• WHAT THE TASK ASKS: Find each line with the word "that" and state how many there are, nothing more.

################

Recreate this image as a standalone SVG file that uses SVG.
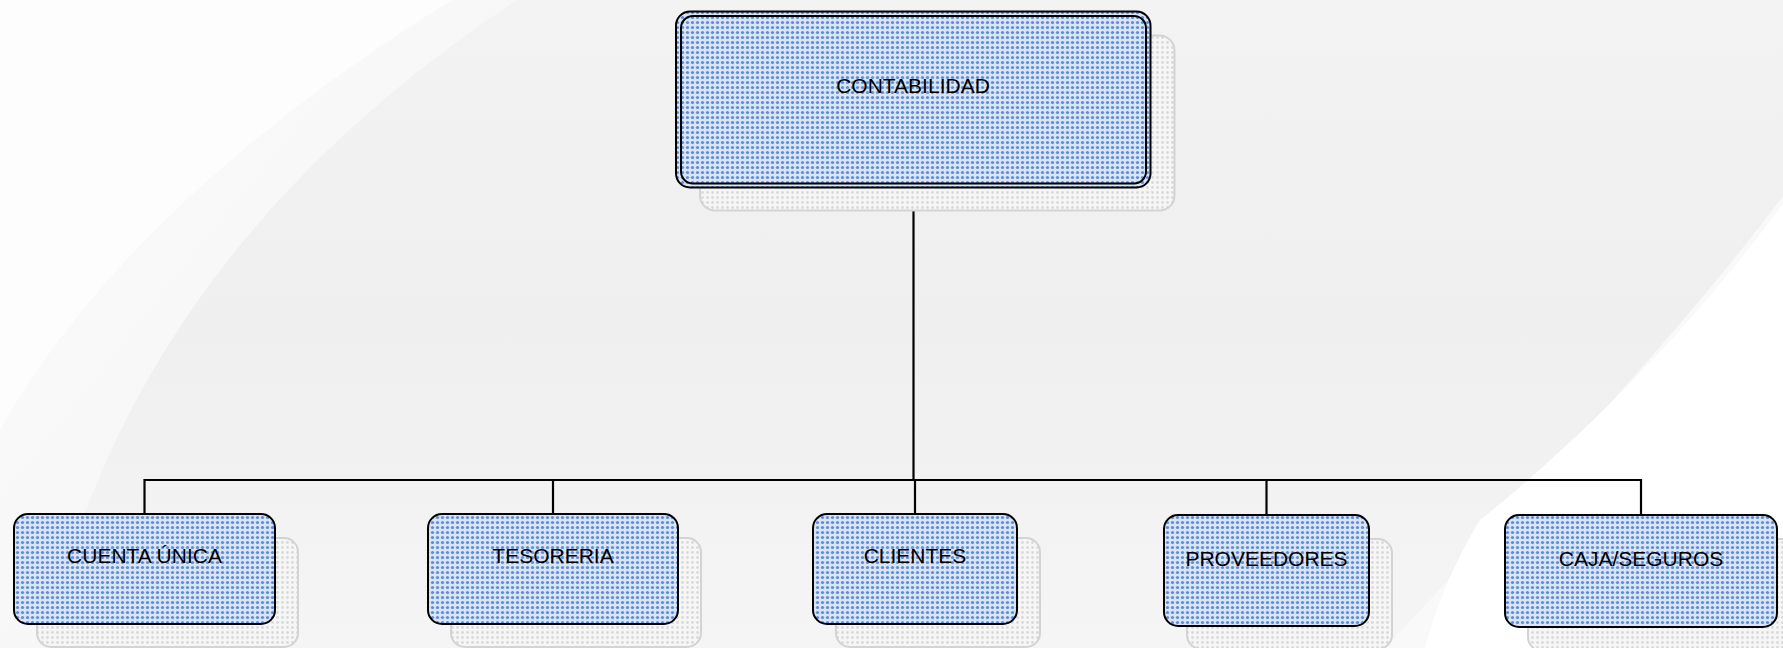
<svg xmlns="http://www.w3.org/2000/svg" width="1783" height="648" viewBox="0 0 1783 648">
  <defs>
    <linearGradient id="bgGrad" x1="0" y1="0" x2="0" y2="1">
      <stop offset="0" stop-color="#f3f3f3"/>
      <stop offset="0.5" stop-color="#efefef"/>
      <stop offset="1" stop-color="#f5f5f5"/>
    </linearGradient>
    <linearGradient id="bandLeft" x1="0" y1="0" x2="1" y2="1">
      <stop offset="0" stop-color="#fbfbfb"/>
      <stop offset="1" stop-color="#f4f4f4"/>
    </linearGradient>
    <!-- blue dotted fill for the boxes -->
    <pattern id="dotsBlue" width="5" height="5" patternUnits="userSpaceOnUse">
      <rect width="5" height="5" fill="#dae4f3"/>
      <circle cx="2.5" cy="2.5" r="1.6" fill="#5a8ddd"/>
    </pattern>
    <!-- grey dotted fill for the drop shadows -->
    <pattern id="dotsGrey" width="5" height="5" patternUnits="userSpaceOnUse">
      <rect width="5" height="5" fill="#f6f6f6"/>
      <circle cx="2.5" cy="2.5" r="1.4" fill="#dadada"/>
    </pattern>
  </defs>
  <style>
    .box { fill: url(#dotsBlue); stroke: #000; stroke-width: 2; }
    .shadow { fill: url(#dotsGrey); stroke: #d3d3d3; stroke-width: 2; }
    .label { font-family: "Liberation Sans", Arial, sans-serif; font-size: 21px; fill: #000; text-anchor: middle; }
    .link { fill: none; stroke: #000; stroke-width: 2.2; }
  </style>

  <!-- background with soft swooshes -->
  <g id="background">
    <rect width="1783" height="648" fill="url(#bgGrad)"/>
    <path d="M0,0 L517,0 C320,130 115,330 45,648 L0,648 Z" fill="url(#bandLeft)"/>
    <path d="M0,0 L452,0 C290,100 100,250 0,430 Z" fill="#fdfdfd"/>
    <path d="M1783,196 C1690,320 1560,460 1385,648 L1783,648 Z" fill="#f9f9f9"/>
    <path d="M1783,204 C1690,330 1580,440 1480,520 C1455,560 1435,610 1425,648 L1783,648 Z" fill="#ffffff"/>
  </g>

  <!-- connectors -->
  <g id="connectors">
    <line class="link" x1="913.5" y1="188" x2="913.5" y2="480"/>
    <line class="link" x1="144.5" y1="480" x2="1641" y2="480"/>
    <line class="link" x1="144.5" y1="479" x2="144.5" y2="514"/>
    <line class="link" x1="553" y1="479" x2="553" y2="514"/>
    <line class="link" x1="915" y1="479" x2="915" y2="514"/>
    <line class="link" x1="1266.5" y1="479" x2="1266.5" y2="515"/>
    <line class="link" x1="1641" y1="479" x2="1641" y2="515"/>
  </g>

  <g id="node-contabilidad">
    <rect class="shadow" x="700" y="35.5" width="474.5" height="175" rx="15"/>
    <rect class="box" x="676" y="11.5" width="474.5" height="176" rx="14"/>
    <rect class="box" x="681" y="16" width="465" height="167.5" rx="12"/>
    <text class="label" x="913" y="92.5">CONTABILIDAD</text>
  </g>

  <g id="node-cuenta-unica">
    <rect class="shadow" x="37" y="538" width="261" height="109" rx="14"/>
    <rect class="box" x="14" y="514" width="261" height="110" rx="14"/>
    <text class="label" x="144.5" y="563">CUENTA ÚNICA</text>
  </g>

  <g id="node-tesoreria">
    <rect class="shadow" x="451" y="538" width="250" height="109" rx="14"/>
    <rect class="box" x="428" y="514" width="250" height="110" rx="14"/>
    <text class="label" x="553" y="563">TESORERIA</text>
  </g>

  <g id="node-clientes">
    <rect class="shadow" x="836" y="538" width="204" height="109" rx="14"/>
    <rect class="box" x="813" y="514" width="204" height="110" rx="14"/>
    <text class="label" x="915" y="563">CLIENTES</text>
  </g>

  <g id="node-proveedores">
    <rect class="shadow" x="1187" y="539" width="205" height="110" rx="14"/>
    <rect class="box" x="1164" y="515" width="205" height="111" rx="14"/>
    <text class="label" x="1266.5" y="566">PROVEEDORES</text>
  </g>

  <g id="node-caja-seguros">
    <rect class="shadow" x="1528" y="539" width="272" height="112" rx="14"/>
    <rect class="box" x="1505" y="515" width="272" height="112" rx="14"/>
    <text class="label" x="1641" y="566">CAJA/SEGUROS</text>
  </g>
</svg>
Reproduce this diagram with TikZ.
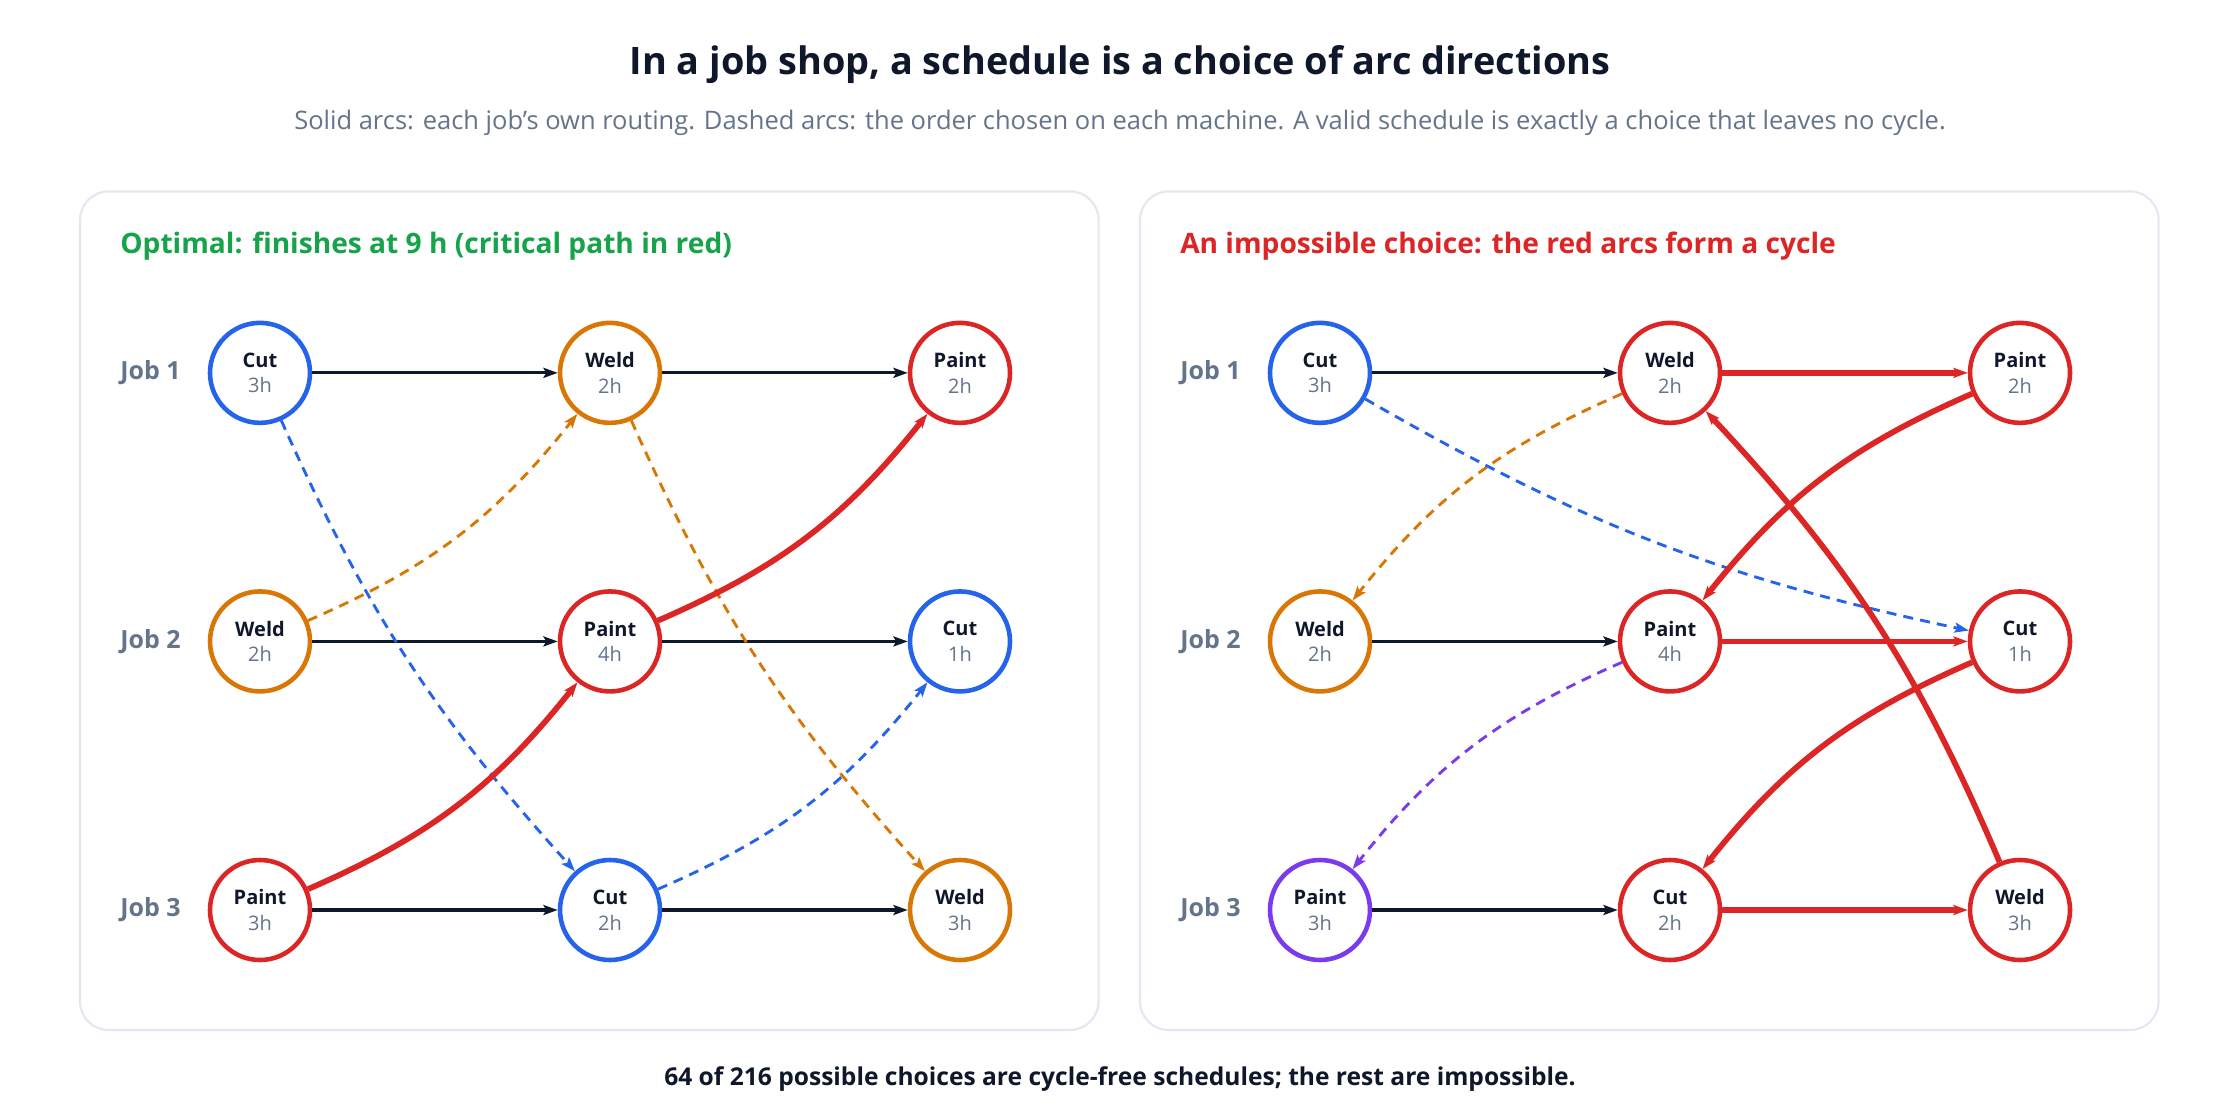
\documentclass[tikz,border=0pt]{standalone}
\usepackage{fontspec}
\setmainfont{Open Sans}
\usetikzlibrary{arrows.meta, positioning}

\definecolor{cutblue}{HTML}{2563EB}
\definecolor{weldorange}{HTML}{D97706}
\definecolor{paintred}{HTML}{DC2626}
\definecolor{okgreen}{HTML}{16A34A}
\definecolor{swapviolet}{HTML}{7C3AED}
\definecolor{ink}{HTML}{0F172A}
\definecolor{muted}{HTML}{64748B}
\definecolor{panelline}{HTML}{E2E8F0}

\tikzset{
  op/.style={circle, draw=#1, line width=3.2pt, minimum size=70pt, inner sep=0pt,
    fill=white, align=center, text=ink, font=\fontsize{14}{18}\selectfont},
  route/.style={-{Stealth[length=10pt,width=7pt,inset=2pt]}, draw=ink, line width=2.2pt},
  crit/.style={-{Stealth[length=10pt,width=7pt,inset=2pt]}, draw=paintred, line width=4pt},
  machine/.style={-{Stealth[length=10pt,width=7pt,inset=2pt]}, draw=#1, line width=2pt,
    dash pattern=on 7pt off 5pt},
  panel/.style={draw=panelline, line width=1.5pt, rounded corners=20pt, fill=white},
  joblabel/.style={anchor=west, inner sep=0pt, text=muted, font=\fontsize{17.5}{20}\selectfont\bfseries},
  paneltitle/.style={anchor=west, inner sep=0pt, font=\fontsize{19.7}{24}\selectfont\bfseries},
}
\newcommand{\opinfo}[2]{\raisebox{-2pt}{\textbf{#1}}\\\raisebox{-2pt}{\color{muted}#2}}

\begin{document}
\begin{tikzpicture}[x=1pt, y=1pt]
    \useasboundingbox[fill=white] (0,0) rectangle (1568,-784);

    % headings
    \node[text=ink, font=\fontsize{26.5}{30}\selectfont\bfseries] (title) at (784,-45)
        {In a job shop, a schedule is a choice of arc directions};
    \node[text=muted, font=\fontsize{17.85}{22}\selectfont] (subtitle) at (784,-86)
        {Solid arcs: each job's own routing. Dashed arcs: the order chosen on each machine. A valid schedule is exactly a choice that leaves no cycle.};

    % panels
    \draw[panel] (56,-134) rectangle (769,-721);
    \draw[panel] (798,-134) rectangle (1511,-721);
    \node[paneltitle, text=okgreen] (oktitle) at (84,-172) {Optimal: finishes at 9 h (critical path in red)};
    \node[paneltitle, text=paintred] (badtitle) at (826,-172) {An impossible choice: the red arcs form a cycle};

    % left panel: optimal schedule
    \node[joblabel] (okjob1) at (84,-261) {Job 1};
    \node[joblabel] (okjob2) at (84,-449) {Job 2};
    \node[joblabel] (okjob3) at (84,-637) {Job 3};
    \node[op=cutblue] (ok11) at (182,-261) {\opinfo{Cut}{3h}};
    \node[op=weldorange] (ok12) at (427,-261) {\opinfo{Weld}{2h}};
    \node[op=paintred] (ok13) at (672,-261) {\opinfo{Paint}{2h}};
    \node[op=weldorange] (ok21) at (182,-449) {\opinfo{Weld}{2h}};
    \node[op=paintred] (ok22) at (427,-449) {\opinfo{Paint}{4h}};
    \node[op=cutblue] (ok23) at (672,-449) {\opinfo{Cut}{1h}};
    \node[op=paintred] (ok31) at (182,-637) {\opinfo{Paint}{3h}};
    \node[op=cutblue] (ok32) at (427,-637) {\opinfo{Cut}{2h}};
    \node[op=weldorange] (ok33) at (672,-637) {\opinfo{Weld}{3h}};

    \draw[route] (ok11) -- (ok12);
    \draw[route] (ok12) -- (ok13);
    \draw[route] (ok21) -- (ok22);
    \draw[route] (ok22) -- (ok23);
    \draw[route] (ok31) -- (ok32);
    \draw[route] (ok32) -- (ok33);
    \draw[machine=cutblue] (ok11) to[bend right=9] (ok32);
    \draw[machine=cutblue] (ok32) to[bend right=14] (ok23);
    \draw[machine=weldorange] (ok21) to[bend right=14] (ok12);
    \draw[machine=weldorange] (ok12) to[bend right=9] (ok33);
    \draw[crit] (ok31) to[bend right=14] (ok22);
    \draw[crit] (ok22) to[bend right=14] (ok13);

    % right panel: a cyclic choice
    \node[joblabel] (badjob1) at (826,-261) {Job 1};
    \node[joblabel] (badjob2) at (826,-449) {Job 2};
    \node[joblabel] (badjob3) at (826,-637) {Job 3};
    \node[op=cutblue] (bad11) at (924,-261) {\opinfo{Cut}{3h}};
    \node[op=paintred] (bad12) at (1169,-261) {\opinfo{Weld}{2h}};
    \node[op=paintred] (bad13) at (1414,-261) {\opinfo{Paint}{2h}};
    \node[op=weldorange] (bad21) at (924,-449) {\opinfo{Weld}{2h}};
    \node[op=paintred] (bad22) at (1169,-449) {\opinfo{Paint}{4h}};
    \node[op=paintred] (bad23) at (1414,-449) {\opinfo{Cut}{1h}};
    \node[op=swapviolet] (bad31) at (924,-637) {\opinfo{Paint}{3h}};
    \node[op=paintred] (bad32) at (1169,-637) {\opinfo{Cut}{2h}};
    \node[op=paintred] (bad33) at (1414,-637) {\opinfo{Weld}{3h}};

    \draw[route] (bad11) -- (bad12);
    \draw[route] (bad21) -- (bad22);
    \draw[route] (bad31) -- (bad32);
    \draw[crit] (bad12) -- (bad13);
    \draw[crit] (bad22) -- (bad23);
    \draw[crit] (bad32) -- (bad33);
    \draw[machine=weldorange] (bad12) to[bend right=14] (bad21);
    \draw[machine=cutblue] (bad11) to[bend right=9] (bad23);
    \draw[machine=swapviolet] (bad22) to[bend right=14] (bad31);
    \draw[crit] (bad13) to[bend right=14] (bad22);
    \draw[crit] (bad23) to[bend right=14] (bad32);
    \draw[crit] (bad33) to[bend right=10] (bad12);

    % footer
    \node[text=ink, font=\fontsize{17.2}{20}\selectfont\bfseries] (footer) at (784,-755)
        {64 of 216 possible choices are cycle-free schedules; the rest are impossible.};
\end{tikzpicture}
\end{document}
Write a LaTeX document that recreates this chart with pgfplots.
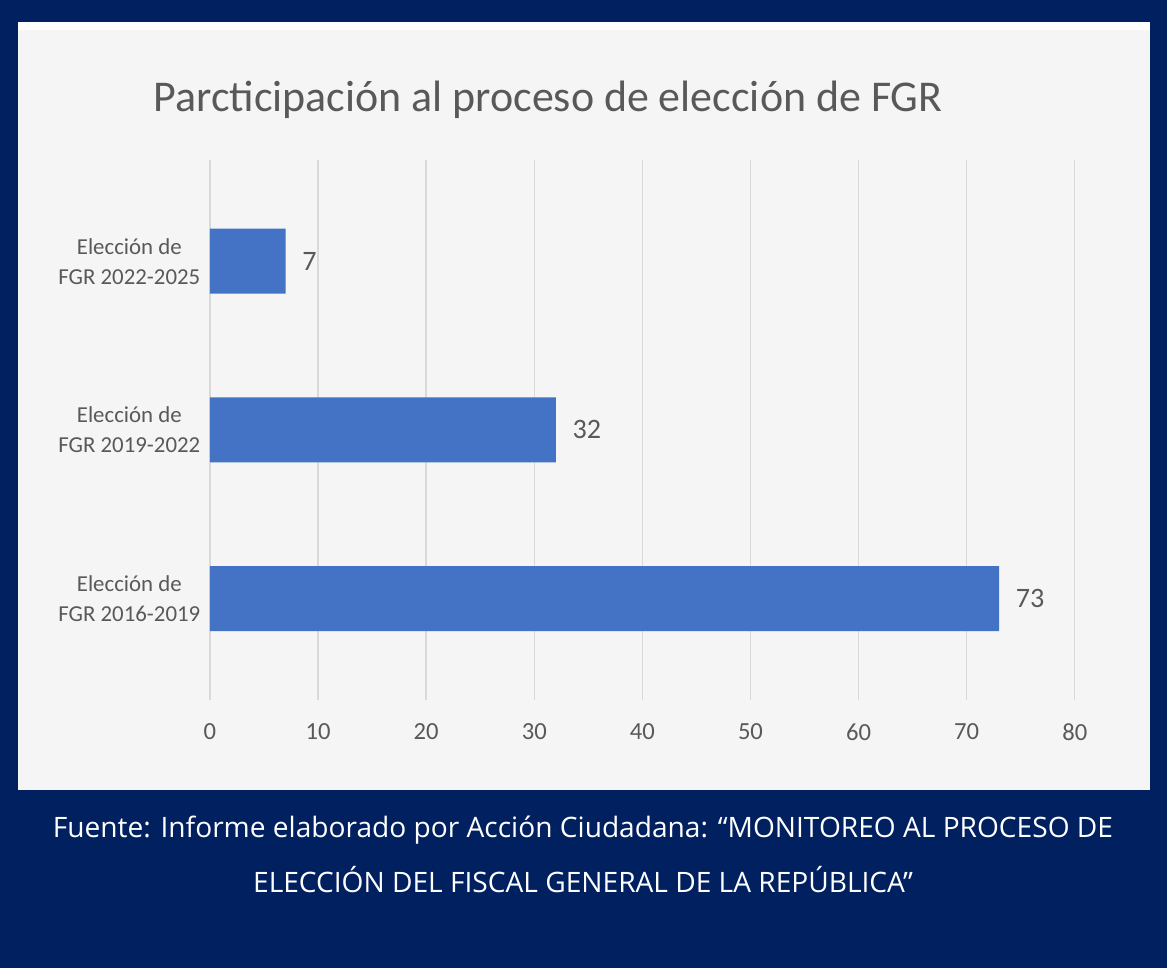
\documentclass[border=0pt]{standalone}
\usepackage{pgfplots}
\pgfplotsset{compat=1.18}
\usepackage{fontspec}
\setmainfont{Carlito}
\newfontfamily\capfont{Open Sans}
\definecolor{navy}{RGB}{0,32,96}
\definecolor{panel}{RGB}{245,245,245}
\definecolor{barblue}{RGB}{68,114,196}
\definecolor{txt}{RGB}{89,89,89}
\definecolor{gridc}{RGB}{217,217,217}
\begin{document}
\begin{tikzpicture}[x=0.02cm,y=-0.02cm]
\fill[navy] (0,0) rectangle (1167,968);
\fill[panel] (18,22) rectangle (1150,790);
\fill[white] (18,22) rectangle (1150,30);
\node[text=txt,font=\fontsize{25}{29}\selectfont] at (548,100) {Parcticipación al proceso de elección de FGR};
\begin{axis}[
  at={(4.2cm,-14cm)}, anchor=south west,
  scale only axis, width=17.3cm, height=10.8cm,
  xmin=0, xmax=80, ymin=-0.6, ymax=2.6,
  xbar, bar width=1.3cm,
  axis line style={draw=none},
  major tick length=0pt,
  xtick={0,10,...,80},
  xmajorgrids, grid style={gridc, line width=0.8pt},
  ytick={0,1,2},
  yticklabels={{Elección de\\FGR 2016-2019},{Elección de\\FGR 2019-2022},{Elección de\\FGR 2022-2025}},
  yticklabel style={align=center, text=txt, font=\fontsize{13}{17}\selectfont, xshift=-2pt},
  xticklabel style={text=txt, font=\fontsize{14}{16}\selectfont, yshift=-10pt},
  /pgf/number format/assume math mode=true,
  nodes near coords,
  nodes near coords style={text=txt, font=\fontsize{16}{18}\selectfont, xshift=6pt},
]
\addplot[fill=barblue, draw=none] coordinates {(73,0) (32,1) (7,2)};
\end{axis}
\node[text=white,font=\capfont\fontsize{16}{19}\selectfont] at (583,830) {Fuente: Informe elaborado por Acción Ciudadana: “MONITOREO AL PROCESO DE};
\node[text=white,font=\capfont\fontsize{16}{19}\selectfont] at (583,880) {ELECCIÓN DEL FISCAL GENERAL DE LA REPÚBLICA”};
\end{tikzpicture}
\end{document}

################

• EXERCISE RESPONSE: 3